22 January 2018 Written by Catherine Dow Category: Family Law

Millions of couples at severe financial risk due to ‘common-law marriage' myth

A Poll, marking Cohabitation Awareness Week (which was held in December 2017) , underlines couples’ misunderstanding of law Millions of unmarried couples living together are unaware that they are at severe financial risk as a result of the current legal system, Resolution has warned. A poll of over 2,000 British adults, conducted by ComRes and commissioned by Resolution, to mark Cohabitation Awareness Week, has highlighted the misunderstanding of many cohabiting couples of the law in this area. The poll found that:
  • A quarter of Britons (27 per cent) wrongly believe that, after living together for more than two years, unmarried couples have similar rights to married couples if they break up
  • Nearly two in five British adults (37 per cent) wrongly think it is true that unmarried couples who have lived together for more than two years benefit from what is known as a 'common law marriage'
  • More than four in five Britons (84 per cent) agree that the government should take steps to ensure unmarried cohabitating couples are aware they do not have the same legal protection as married couples if they separate, or if one of them should die.
Statistics published by the Office for National Statistics in November 2017 revealed that the cohabiting couple is the second largest family type and the fastest growing, having more than doubled from 1.5 million families in 1996 to 3.3 million families in 2017. This, said the ONS, may be explained by an increasing trend to cohabit instead of marry, or to cohabit before marriage, particularly at younger ages. Resolution chair Nigel Shepherd says the law needs to change, as the poll results show it "is falling desperately behind the times".

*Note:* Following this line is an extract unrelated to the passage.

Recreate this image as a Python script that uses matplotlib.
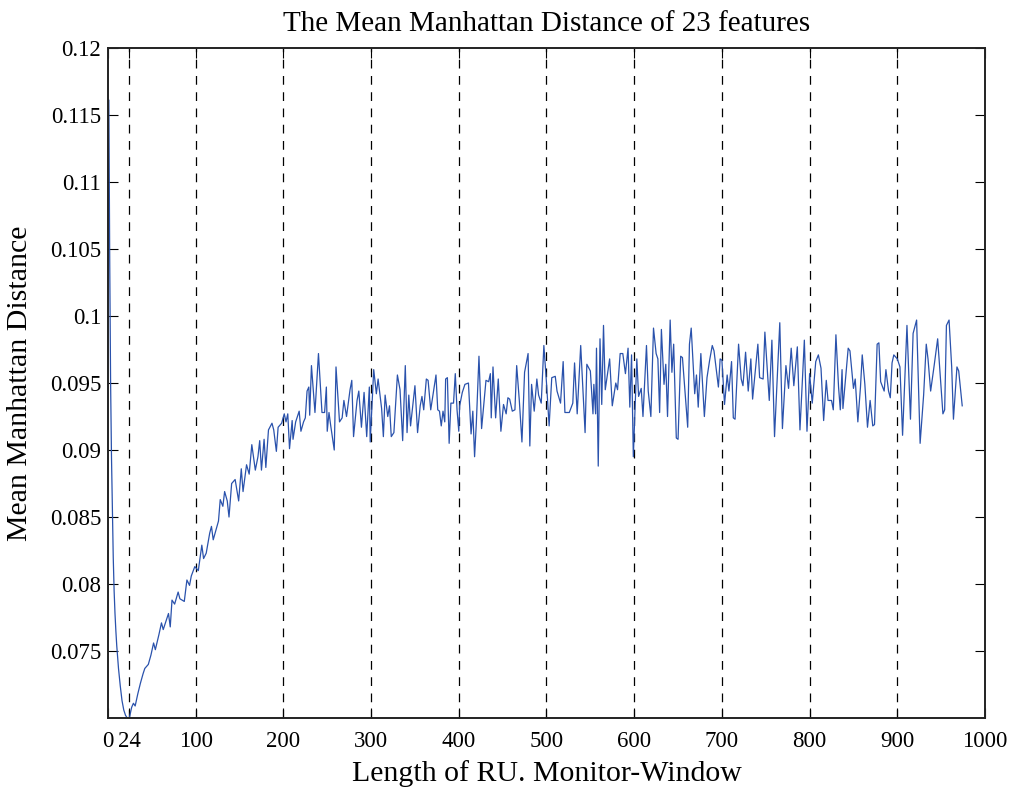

"[The] poll shows that many still believe in the myth that they will get financial rights through 'common-law marriage'. This means millions of cohabiting couples are unaware that they don't have automatic claims, for example on the property they live in, if they split up. This makes it less likely they'll take steps to protect themselves.

"In many cases, this lack of protection affects women more than men, as they are still more likely to have taken time off work to raise children.

"The Government must listen to the public, legal professionals and a growing number of politicians who all agree that we need reform to provide basic rights to cohabiting couples should they separate.

"Society has changed – it's time for our laws to catch up."